Critics claim that enhanced techniques do not produce good intelligence because people will say anything to get the techniques to stop. But the memos note that, “as Abu Zubaydah himself explained with respect to enhanced techniques, ‘brothers who are captured and interrogated are permitted by Allah to provide information when they believe they have reached the limit of their ability to withhold it in the face of psychological and physical hardship.” In other words, the terrorists are called by their faith to resist as far as they can – and once they have done so, they are free to tell everything they know. This is because of their belief that “Islam will ultimately dominate the world and that this victory is inevitable.” The job of the interrogator is to safely help the terrorist do his duty to Allah, so he then feels liberated to speak freely. (#)

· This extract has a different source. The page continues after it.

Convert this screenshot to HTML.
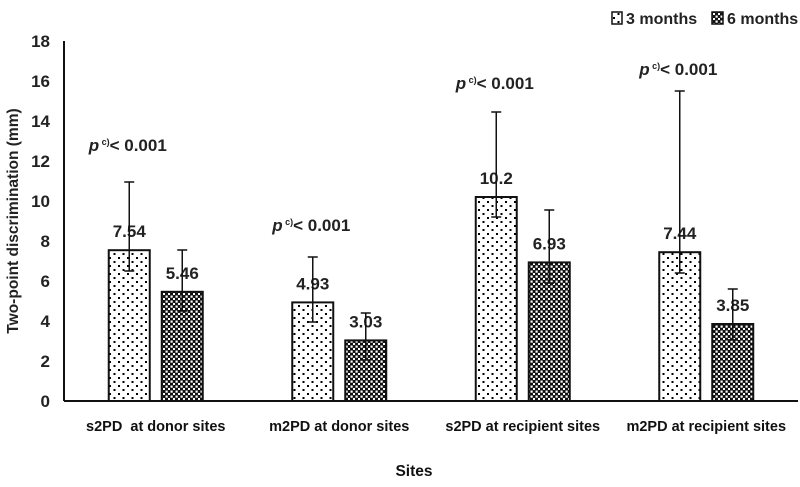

‘Liberated to speak freely’ … as if the flesh was made out of faith, a too-heavy body obscuring the spark of light lingering beneath it, rational and desirous of this excruciating burden of freedom.
It makes me wonder whether this former speechwriter for George W. Bush profers this justification to us cynically. But I do not think so. I think this is how people who do so such things think of their actions, and the most horrifying part to me is that maybe they do not feel this thing that they have done, at night in that part of oneself that one cannot hide from.
That such a one could be at peace in their soul, even the public champion of the liberation of the Islamic body through torture.
What must we do to preclude the utterance of such statements? How do we make this unacceptable?